• REQUIREMENTS: Reproduce all the material exactly, minus any pictures it holds.

______________________________

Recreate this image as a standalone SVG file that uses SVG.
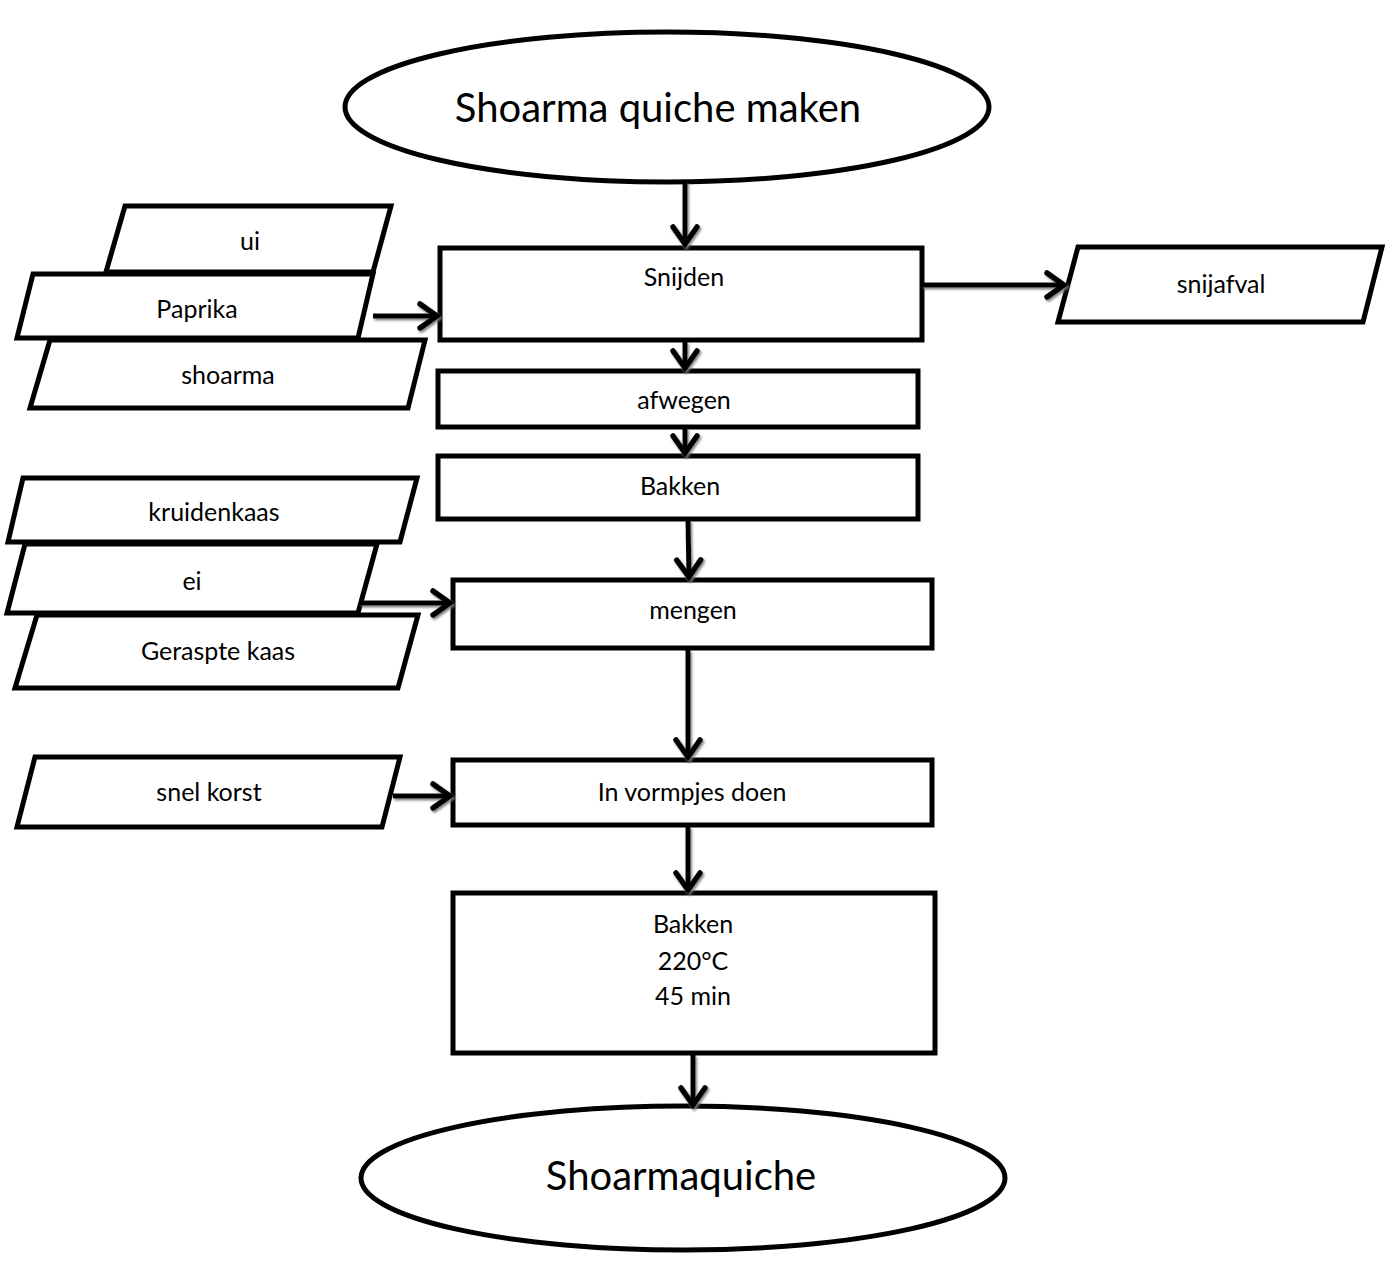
<svg xmlns="http://www.w3.org/2000/svg" width="1397" height="1286" viewBox="0 0 1397 1286">
<style>
.s{fill:#fff;stroke:#000;stroke-width:5;stroke-linejoin:miter}
.t{font-family:Lato,"Open Sans","Liberation Sans",sans-serif;font-size:25px;fill:#000;text-anchor:middle}
.big{font-size:40px}
.c{stroke:#000;stroke-width:5;fill:none}
</style>
<defs>
<filter id="sh" x="-20%" y="-50%" width="140%" height="200%">
<feDropShadow dx="1.5" dy="2" stdDeviation="0.8" flood-color="#777" flood-opacity="0.9"/>
</filter>
<marker id="ah" markerUnits="userSpaceOnUse" viewBox="-22 -16 26 32" refX="0" refY="0" markerWidth="26" markerHeight="32" orient="auto">
<path d="M-17,-12 L0,0 L-17,12" fill="none" stroke="#000" stroke-width="5.5" stroke-linecap="round" stroke-linejoin="miter"/>
</marker>
</defs>
<rect width="1397" height="1286" fill="#fff"/>

<g id="start"><ellipse class="s" cx="667" cy="107" rx="322" ry="75"/><text class="t big" x="658" y="122">Shoarma quiche maken</text></g>

<g id="ui"><polygon class="s" points="125,206 391,206 373,272 106,272"/><text class="t" x="250" y="250">ui</text></g>
<g id="shoarma"><polygon class="s" points="50,340 425,340 408,408 30,408"/><text class="t" x="228" y="384">shoarma</text></g>
<g id="paprika"><polygon class="s" points="33,274 373,274 358,338 17,338"/><text class="t" x="197" y="318">Paprika</text></g>

<g id="snijden"><rect class="s" x="440" y="248" width="482" height="92"/><text class="t" x="684" y="286">Snijden</text></g>
<g id="snijafval"><polygon class="s" points="1078,247 1382,247 1363,322 1058,322"/><text class="t" x="1221" y="293">snijafval</text></g>
<g id="afwegen"><rect class="s" x="438" y="371" width="480" height="56"/><text class="t" x="684" y="409">afwegen</text></g>
<g id="bakken1"><rect class="s" x="438" y="456" width="480" height="63"/><text class="t" x="680" y="495">Bakken</text></g>

<g id="geraspte"><polygon class="s" points="37,615 418,615 398,688 15,688"/><text class="t" x="218" y="660">Geraspte kaas</text></g>
<g id="ei"><polygon class="s" points="25,544 377,544 358,613 7,613"/><text class="t" x="192" y="590">ei</text></g>
<g id="kruidenkaas"><polygon class="s" points="23,478 417,478 400,542 8,542"/><text class="t" x="214" y="521">kruidenkaas</text></g>

<g id="mengen"><rect class="s" x="453" y="580" width="479" height="68"/><text class="t" x="693" y="619">mengen</text></g>
<g id="snelkorst"><polygon class="s" points="35,757 400,757 382,827 17,827"/><text class="t" x="209" y="801">snel korst</text></g>
<g id="vormpjes"><rect class="s" x="453" y="760" width="479" height="65"/><text class="t" x="692" y="801">In vormpjes doen</text></g>
<g id="bakken2"><rect class="s" x="453" y="893" width="482" height="160"/><text class="t" x="693" y="933">Bakken</text><text class="t" x="693" y="970">220°C</text><text class="t" x="693" y="1005">45 min</text></g>
<g id="end"><ellipse class="s" cx="683" cy="1178" rx="322" ry="72"/><text class="t big" x="681" y="1190">Shoarmaquiche</text></g>

<g id="connectors" filter="url(#sh)">
<line class="c" x1="685" y1="182" x2="685" y2="244" marker-end="url(#ah)"/>
<line class="c" x1="373" y1="316" x2="437" y2="316" marker-end="url(#ah)"/>
<line class="c" x1="922" y1="285" x2="1064" y2="285" marker-end="url(#ah)"/>
<line class="c" x1="685" y1="342" x2="685" y2="368" marker-end="url(#ah)"/>
<line class="c" x1="685" y1="428" x2="685" y2="453" marker-end="url(#ah)"/>
<line class="c" x1="688" y1="520" x2="689" y2="577" marker-end="url(#ah)"/>
<line class="c" x1="360" y1="603" x2="450" y2="603" marker-end="url(#ah)"/>
<line class="c" x1="688" y1="650" x2="688" y2="757" marker-end="url(#ah)"/>
<line class="c" x1="393" y1="796" x2="450" y2="796" marker-end="url(#ah)"/>
<line class="c" x1="688" y1="827" x2="688" y2="890" marker-end="url(#ah)"/>
<line class="c" x1="693" y1="1055" x2="693" y2="1105" marker-end="url(#ah)"/>
</g>
</svg>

______________________________

• COMPLETED EXERCISE:
Recreate this image as a standalone SVG file that uses SVG.
<svg xmlns="http://www.w3.org/2000/svg" width="1397" height="1286" viewBox="0 0 1397 1286">
<style>
.s{fill:#fff;stroke:#000;stroke-width:5;stroke-linejoin:miter}
.t{font-family:Lato,"Open Sans","Liberation Sans",sans-serif;font-size:25px;fill:#000;text-anchor:middle}
.big{font-size:40px}
.c{stroke:#000;stroke-width:5;fill:none}
</style>
<defs>
<filter id="sh" x="-20%" y="-50%" width="140%" height="200%">
<feDropShadow dx="1.5" dy="2" stdDeviation="0.8" flood-color="#777" flood-opacity="0.9"/>
</filter>
<marker id="ah" markerUnits="userSpaceOnUse" viewBox="-22 -16 26 32" refX="0" refY="0" markerWidth="26" markerHeight="32" orient="auto">
<path d="M-17,-12 L0,0 L-17,12" fill="none" stroke="#000" stroke-width="5.5" stroke-linecap="round" stroke-linejoin="miter"/>
</marker>
</defs>
<rect width="1397" height="1286" fill="#fff"/>

<g id="start"><ellipse class="s" cx="667" cy="107" rx="322" ry="75"/><text class="t big" x="658" y="122">Shoarma quiche maken</text></g>

<g id="ui"><polygon class="s" points="125,206 391,206 373,272 106,272"/><text class="t" x="250" y="250">ui</text></g>
<g id="shoarma"><polygon class="s" points="50,340 425,340 408,408 30,408"/><text class="t" x="228" y="384">shoarma</text></g>
<g id="paprika"><polygon class="s" points="33,274 373,274 358,338 17,338"/><text class="t" x="197" y="318">Paprika</text></g>

<g id="snijden"><rect class="s" x="440" y="248" width="482" height="92"/><text class="t" x="684" y="286">Snijden</text></g>
<g id="snijafval"><polygon class="s" points="1078,247 1382,247 1363,322 1058,322"/><text class="t" x="1221" y="293">snijafval</text></g>
<g id="afwegen"><rect class="s" x="438" y="371" width="480" height="56"/><text class="t" x="684" y="409">afwegen</text></g>
<g id="bakken1"><rect class="s" x="438" y="456" width="480" height="63"/><text class="t" x="680" y="495">Bakken</text></g>

<g id="geraspte"><polygon class="s" points="37,615 418,615 398,688 15,688"/><text class="t" x="218" y="660">Geraspte kaas</text></g>
<g id="ei"><polygon class="s" points="25,544 377,544 358,613 7,613"/><text class="t" x="192" y="590">ei</text></g>
<g id="kruidenkaas"><polygon class="s" points="23,478 417,478 400,542 8,542"/><text class="t" x="214" y="521">kruidenkaas</text></g>

<g id="mengen"><rect class="s" x="453" y="580" width="479" height="68"/><text class="t" x="693" y="619">mengen</text></g>
<g id="snelkorst"><polygon class="s" points="35,757 400,757 382,827 17,827"/><text class="t" x="209" y="801">snel korst</text></g>
<g id="vormpjes"><rect class="s" x="453" y="760" width="479" height="65"/><text class="t" x="692" y="801">In vormpjes doen</text></g>
<g id="bakken2"><rect class="s" x="453" y="893" width="482" height="160"/><text class="t" x="693" y="933">Bakken</text><text class="t" x="693" y="970">220°C</text><text class="t" x="693" y="1005">45 min</text></g>
<g id="end"><ellipse class="s" cx="683" cy="1178" rx="322" ry="72"/><text class="t big" x="681" y="1190">Shoarmaquiche</text></g>

<g id="connectors" filter="url(#sh)">
<line class="c" x1="685" y1="182" x2="685" y2="244" marker-end="url(#ah)"/>
<line class="c" x1="373" y1="316" x2="437" y2="316" marker-end="url(#ah)"/>
<line class="c" x1="922" y1="285" x2="1064" y2="285" marker-end="url(#ah)"/>
<line class="c" x1="685" y1="342" x2="685" y2="368" marker-end="url(#ah)"/>
<line class="c" x1="685" y1="428" x2="685" y2="453" marker-end="url(#ah)"/>
<line class="c" x1="688" y1="520" x2="689" y2="577" marker-end="url(#ah)"/>
<line class="c" x1="360" y1="603" x2="450" y2="603" marker-end="url(#ah)"/>
<line class="c" x1="688" y1="650" x2="688" y2="757" marker-end="url(#ah)"/>
<line class="c" x1="393" y1="796" x2="450" y2="796" marker-end="url(#ah)"/>
<line class="c" x1="688" y1="827" x2="688" y2="890" marker-end="url(#ah)"/>
<line class="c" x1="693" y1="1055" x2="693" y2="1105" marker-end="url(#ah)"/>
</g>
</svg>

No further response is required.